** START **
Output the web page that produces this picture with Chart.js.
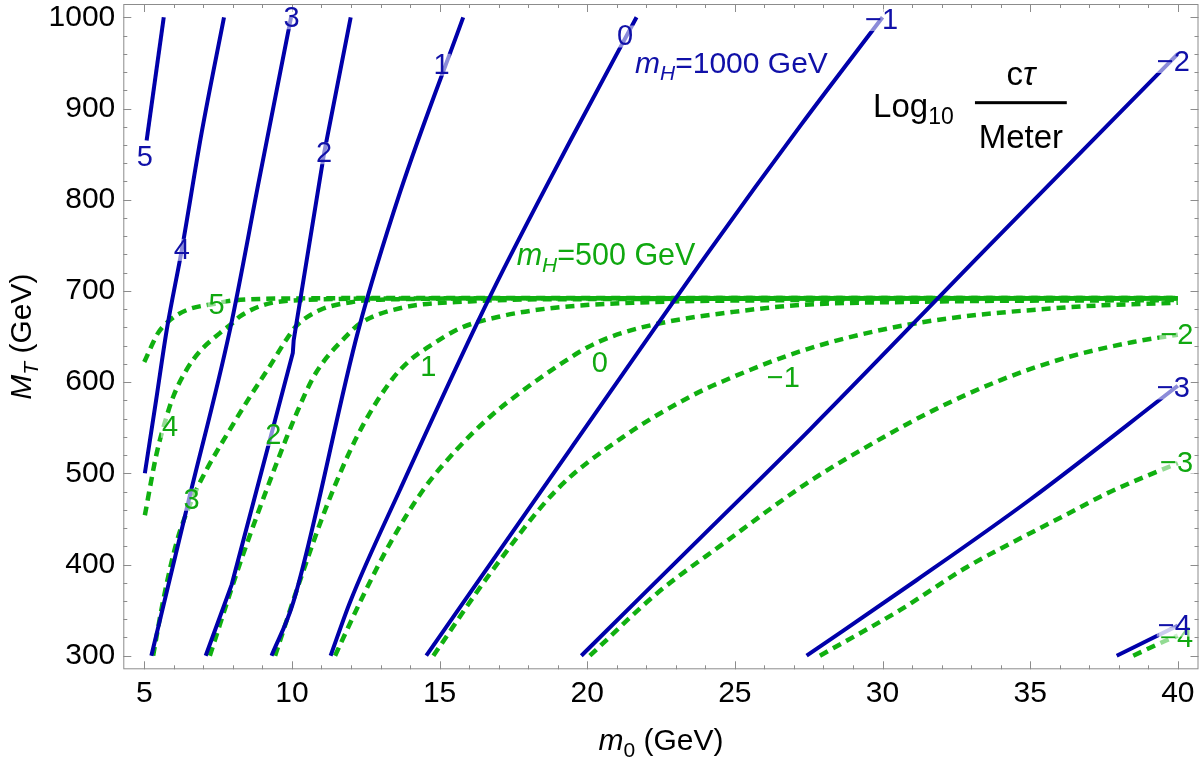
<!DOCTYPE html>
<html>
<head>
<meta charset="utf-8">
<script src="https://cdn.jsdelivr.net/npm/chart.js@4.4.0/dist/chart.umd.min.js"></script>
<style>
  html, body { margin: 0; padding: 0; background: #fff; }
  #wrap { width: 1200px; height: 759px; }
</style>
</head>
<body>
<div id="wrap"><canvas id="chart" width="1200" height="759"></canvas></div>
<script>
var xTicks = [5, 10, 15, 20, 25, 30, 35, 40];
var yTicks = [300, 400, 500, 600, 700, 800, 900, 1000];

// m_H = 1000 GeV contours, Log10(c tau / m), points are [m0, MT]
var blue5  = [[5.08, 865], [5.66, 1000]];
var blue4  = [[5.02, 500], [5.40, 580], [5.76, 657], [6.27, 745], [6.94, 873], [7.70, 1000]];
var blue3  = [[5.24, 300], [6.51, 471], [7.90, 657], [8.89, 822], [9.97, 1000]];
var blue2  = [[7.08, 300], [7.96, 378], [10.03, 632], [10.06, 646], [11.09, 851], [11.99, 1000]];
var blue1  = [[9.31, 300], [10.05, 359], [12.25, 657], [13.66, 808], [15.80, 1000]];
var blue0  = [[11.31, 300], [11.97, 359], [13.66, 482], [16.71, 694], [19.45, 866], [21.67, 1000]];
var blueM1 = [[14.55, 300], [19.42, 526], [24.16, 745], [27.24, 882], [30.0, 1000]];
var blueM2 = [[19.8, 300], [23.67, 424], [27.54, 548], [33.47, 745], [40.0, 960]];
var blueM3 = [[27.43, 300], [31.16, 383], [34.99, 471], [40.0, 596]];
var blueM4 = [[37.93, 300], [40.0, 333]];

// m_H = 500 GeV contours
var green5  = [[5.0, 622], [5.47, 654], [5.87, 668], [6.44, 679], [7.39, 686], [8.01, 689.5], [10.3, 691.8], [15, 692.3], [40, 692.3]];
var green4  = [[5.02, 454], [5.42, 522], [5.7, 556], [5.98, 584], [6.44, 614], [6.89, 634], [7.57, 654], [7.96, 664], [8.24, 672], [9.03, 684.5], [10.05, 689.5], [14, 691.8], [40, 692.2]];
var green3  = [[5.30, 300], [5.65, 362], [6.1, 425], [6.6, 470], [7.11, 504], [7.90, 548], [8.58, 584], [9.26, 618], [9.82, 647], [10.16, 662], [10.95, 679], [12.08, 688], [13.66, 691], [20, 692], [40, 692]];
var green2  = [[7.22, 300], [8.24, 401], [9.48, 511], [10.16, 566], [10.72, 605], [11.18, 627], [11.68, 645], [12.30, 664], [13.66, 681], [16, 688.5], [20, 691], [40, 691.8]];
var green1  = [[9.43, 300], [10.3, 385], [11.2, 466], [12.2, 540], [13.32, 600], [14.0, 624], [14.69, 640], [15.69, 659], [17.05, 672], [18.74, 681], [21.55, 687], [27.2, 690], [40, 691.5]];
var green0  = [[11.46, 300], [12.4, 365], [13.32, 423], [14.45, 482], [15.58, 526], [16.71, 562], [17.83, 591], [18.97, 617], [20.0, 638], [21.0, 652], [22.69, 666], [24.95, 677], [27.2, 684.5], [31, 688], [40, 690]];
var greenM1 = [[14.79, 300], [16.71, 390], [18.97, 482], [21.22, 540], [23.48, 584], [24.6, 601], [27.43, 636], [31.04, 664], [36.24, 682], [40, 687]];
var greenM2 = [[20.09, 300], [22.35, 368], [24.61, 423], [27.43, 489], [29.46, 529], [31.72, 569], [33.98, 602], [36.24, 627], [38.49, 644], [40, 652]];
var greenM3 = [[27.88, 300], [30.59, 350], [32.85, 397], [35.1, 436], [36.24, 455], [37.6, 478], [39.39, 503], [40, 511]];
var greenM4 = [[38.49, 300], [39.62, 317], [40, 322]];

// contour labels: [text, m0, MT]
var blueLabels = [['5', 5.02, 847], ['4', 6.27, 745], ['3', 9.99, 999], ['2', 11.09, 851], ['1', 15.07, 948],
  ['0', 21.28, 979], ['\u22121', 29.97, 997], ['\u22122', 39.85, 951], ['\u22123', 39.85, 593], ['\u22124', 39.88, 333]];
var greenLabels = [['5', 7.45, 684.5], ['4', 5.87, 551], ['3', 6.6, 471], ['2', 9.37, 542], ['1', 14.62, 617],
  ['0', 20.43, 621], ['\u22121', 26.64, 604], ['\u22122', 39.97, 652], ['\u22123', 39.96, 511], ['\u22124', 39.96, 319]];

var BLUE = '#0000aa';
var GREEN = '#10b010';
var FONT = "'Liberation Sans', Arial, Helvetica, sans-serif";

function toPts(arr) {
  return arr.map(function(p) { return {x: p[0], y: p[1]}; });
}

var datasets = [];
[blue5, blue4, blue3, blue2, blue1, blue0, blueM1, blueM2, blueM3, blueM4].forEach(function(d) {
  var ds = {data: toPts(d), showLine: true, borderColor: BLUE, borderWidth: 4,
    pointRadius: 0, fill: false, cubicInterpolationMode: 'monotone'};
  // the "2" contour has sharp kinks in the original
  if (d === blue2) { ds.cubicInterpolationMode = 'default'; ds.tension = 0; }
  datasets.push(ds);
});
[green5, green4, green3, green2, green1, green0, greenM1, greenM2, greenM3, greenM4].forEach(function(d) {
  datasets.push({data: toPts(d), showLine: true, borderColor: GREEN, borderWidth: 4.5, borderDash: [9, 6],
    pointRadius: 0, fill: false, cubicInterpolationMode: 'monotone'});
});

function partFont(p, size) {
  var s = (p[1] === 's' || p[1] === 'b') ? Math.round(size * 0.7) : size;
  var it = (p[1] === 'i' || p[1] === 's') ? 'italic ' : '';
  return it + s + 'px ' + FONT;
}

// parts: [text, style] with n normal, i italic, s italic subscript, b normal subscript
function richText(ctx, parts, x, y, size, align) {
  var widths = parts.map(function(p) { ctx.font = partFont(p, size); return ctx.measureText(p[0]).width; });
  var total = widths.reduce(function(a, b) { return a + b; }, 0);
  var cx = align === 'center' ? x - total / 2 : x;
  ctx.textAlign = 'left';
  ctx.textBaseline = 'alphabetic';
  parts.forEach(function(p, i) {
    ctx.font = partFont(p, size);
    var dy = (p[1] === 's' || p[1] === 'b') ? size * 0.22 : 0;
    ctx.fillText(p[0], cx, y + dy);
    cx += widths[i];
  });
}

function noPad(s) {
  s.paddingTop = 0; s.paddingBottom = 0; s.paddingLeft = 0; s.paddingRight = 0;
}

var decor = {
  id: 'decor',
  afterDatasetsDraw: function(chart) {
    var ctx = chart.ctx, xs = chart.scales.x, ys = chart.scales.y, a = chart.chartArea;
    var v, px, py;
    ctx.save();

    // frame with inside ticks on all four sides
    ctx.strokeStyle = '#8c8c8c';
    ctx.lineWidth = 1;
    ctx.strokeRect(a.left + 0.5, a.top + 0.5, a.right - a.left - 1, a.bottom - a.top - 1);
    ctx.beginPath();
    for (v = 5; v <= 40; v++) {
      px = Math.round(xs.getPixelForValue(v)) + 0.5;
      var lx = (v % 5 === 0) ? 8 : 4;
      ctx.moveTo(px, a.bottom); ctx.lineTo(px, a.bottom - lx);
      ctx.moveTo(px, a.top); ctx.lineTo(px, a.top + lx);
    }
    for (v = 300; v <= 1000; v += 20) {
      py = Math.round(ys.getPixelForValue(v)) + 0.5;
      var ly = (v % 100 === 0) ? 8 : 4;
      ctx.moveTo(a.left, py); ctx.lineTo(a.left + ly, py);
      ctx.moveTo(a.right, py); ctx.lineTo(a.right - ly, py);
    }
    ctx.stroke();

    // contour labels
    ctx.font = '29px ' + FONT;
    ctx.textAlign = 'center';
    ctx.textBaseline = 'middle';
    function drawLabels(list, color) {
      list.forEach(function(l) {
        var x = xs.getPixelForValue(l[1]), y = ys.getPixelForValue(l[2]);
        var w = ctx.measureText(l[0]).width;
        ctx.fillStyle = 'rgba(255,255,255,0.55)';
        ctx.fillRect(x - w / 2 - 1, y - 11, w + 2, 22);
        ctx.fillStyle = color;
        ctx.fillText(l[0], x, y + 1);
      });
    }
    drawLabels(greenLabels, '#10a810');
    drawLabels(blueLabels, '#1010a8');

    // annotations
    ctx.fillStyle = '#1010a8';
    richText(ctx, [['m', 'i'], ['H', 's'], ['=1000 GeV', 'n']], xs.getPixelForValue(21.62), ys.getPixelForValue(938.6), 30, 'left');
    ctx.fillStyle = '#10a810';
    richText(ctx, [['m', 'i'], ['H', 's'], ['=500 GeV', 'n']], xs.getPixelForValue(17.61), ys.getPixelForValue(728.4), 30.5, 'left');

    ctx.fillStyle = '#000';
    richText(ctx, [['Log', 'n'], ['10', 'b']], xs.getPixelForValue(29.68), ys.getPixelForValue(891), 33, 'left');
    var bx0 = xs.getPixelForValue(33.13), bx1 = xs.getPixelForValue(36.24), by = ys.getPixelForValue(906.4);
    ctx.fillRect(bx0, by - 1.5, bx1 - bx0, 3);
    var bc = (bx0 + bx1) / 2;
    richText(ctx, [['c', 'n'], ['\u03c4', 'i']], bc, ys.getPixelForValue(925.8), 33, 'center');
    richText(ctx, [['Meter', 'n']], bc, ys.getPixelForValue(856.4), 33, 'center');
    ctx.restore();
  },
  afterDraw: function(chart) {
    var ctx = chart.ctx, a = chart.chartArea;
    ctx.save();
    ctx.fillStyle = '#000';
    richText(ctx, [['m', 'i'], ['0', 'b'], [' (GeV)', 'n']], (a.left + a.right) / 2, 750, 30, 'center');
    ctx.translate(31, (a.top + a.bottom) / 2);
    ctx.rotate(-Math.PI / 2);
    richText(ctx, [['M', 'i'], ['T', 's'], [' (GeV)', 'n']], 0, 0, 30, 'center');
    ctx.restore();
  }
};

new Chart(document.getElementById('chart'), {
  type: 'scatter',
  data: {datasets: datasets},
  plugins: [decor],
  options: {
    responsive: false,
    animation: false,
    devicePixelRatio: 1,
    layout: {autoPadding: false, padding: {top: 4, right: 1.5, left: 0, bottom: 0}},
    plugins: {legend: {display: false}, tooltip: {enabled: false}},
    scales: {
      x: {
        type: 'linear', min: 4.29, max: 40.70,
        afterBuildTicks: function(s) { s.ticks = xTicks.map(function(v) { return {value: v}; }); },
        afterFit: function(s) { s.height = 89.7; noPad(s); },
        grid: {display: false, drawTicks: false},
        border: {display: false},
        ticks: {padding: 6, color: '#000', font: {family: FONT, size: 30}, maxRotation: 0,
          callback: function(v) { return String(v); }}
      },
      y: {
        type: 'linear', min: 285.1, max: 1014.6,
        afterBuildTicks: function(s) { s.ticks = yTicks.map(function(v) { return {value: v}; }); },
        afterFit: function(s) { s.width = 123.3; noPad(s); },
        grid: {display: false, drawTicks: false},
        border: {display: false},
        ticks: {padding: 8, color: '#000', font: {family: FONT, size: 30},
          callback: function(v) { return String(v); }}
      }
    }
  }
});
</script>
</body>
</html>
** END **
Short exercise:
From the first line of the material down to the line containing "var yTicks = [300, 400, 500, 600, 700, 800, 900, 1000];", inclusive, return each line exactly, skipping any picture.

Answer for this exercise:
Output the web page that produces this picture with Chart.js.
<!DOCTYPE html>
<html>
<head>
<meta charset="utf-8">
<script src="https://cdn.jsdelivr.net/npm/chart.js@4.4.0/dist/chart.umd.min.js"></script>
<style>
  html, body { margin: 0; padding: 0; background: #fff; }
  #wrap { width: 1200px; height: 759px; }
</style>
</head>
<body>
<div id="wrap"><canvas id="chart" width="1200" height="759"></canvas></div>
<script>
var xTicks = [5, 10, 15, 20, 25, 30, 35, 40];
var yTicks = [300, 400, 500, 600, 700, 800, 900, 1000];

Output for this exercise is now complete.